What’s good for women’s heart? Baked mackerel!

May 25th, 2011 - 3:44 pm ICT by IANS  

Washington, May 25 (IANS) Postmenopausal women who often consumed baked or broiled fish had a 30 percent lower risk of developing heart failure, as compared to women who seldom ate it. And dark fish like salmon and mackerel are particularly good.

A maximum serving of five or more per week of baked or broiled fish was linked with a lower risk, says a large-scale study.

Previous research has found that fatty acids (omega-3) in fish, EPA, DHA and ALA may lower risk of heart disease by decreasing inflammation, resisting oxidative stress and improving blood pressure, cardiac and blood vessel function, reports the journal Circulation: Heart Failure.

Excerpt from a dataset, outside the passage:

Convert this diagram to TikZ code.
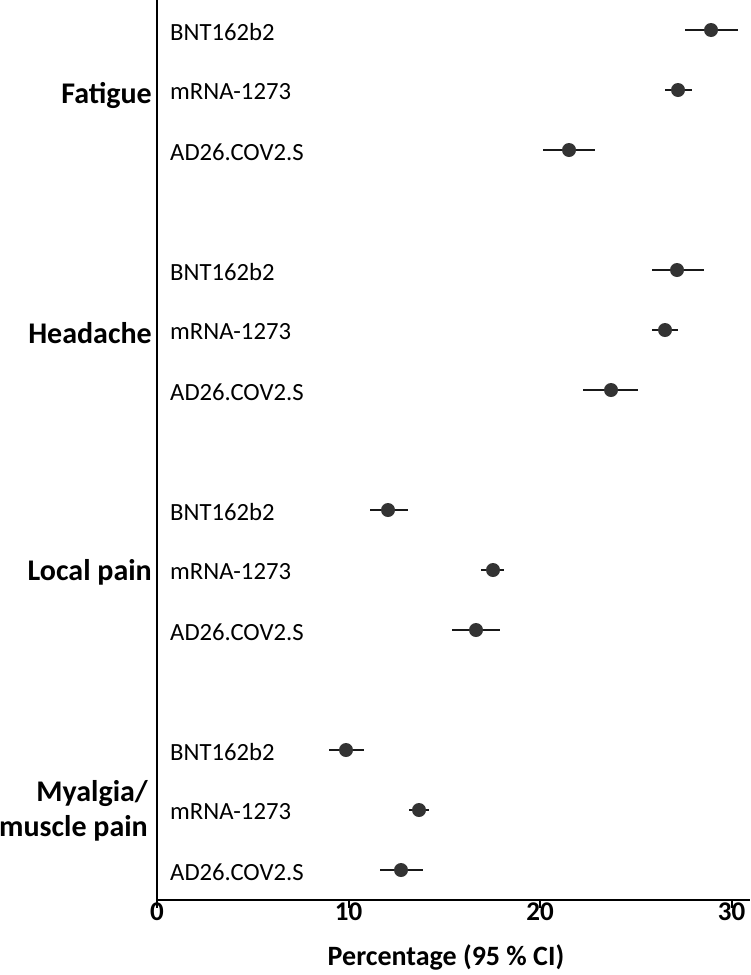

Researchers found that dark fish (salmon, mackerel and bluefish) were associated with a significantly greater risk reduction than either tuna or white fish (sole, snapper and cod).

In a similar analysis, eating fried fish was associated with increased heart failure risk. Even one serving a week was associated with a 48 percent higher heart failure risk.

“Not all fish are equal, and how you prepare it really matters,” said senior study author Donald Lloyd-Jones, associate professor in preventive medicine at the Feinberg School of Medicine, Chicago.

“When you fry fish, you not only lose a lot of the benefits, you likely add some things related to the cooking process that are harmful,” Lloyd said, according to a Feinberg statement.

Other research has shown that frying increases the trans fatty acid (TFA) content of foods, which is associated with increasing risk for heart disease. In this study, however, the researchers did not find an association between TFA and heart failure risk.

Lloyd-Jones and his team examined self-reported dietary data from 84,493 postmenopausal women in the Women’s Health Initiative Observational Study.

They conducted their analysis based on data from 1991 through August 2008. During an average follow-up of 10 years, 1,858 cases of heart failure occurred.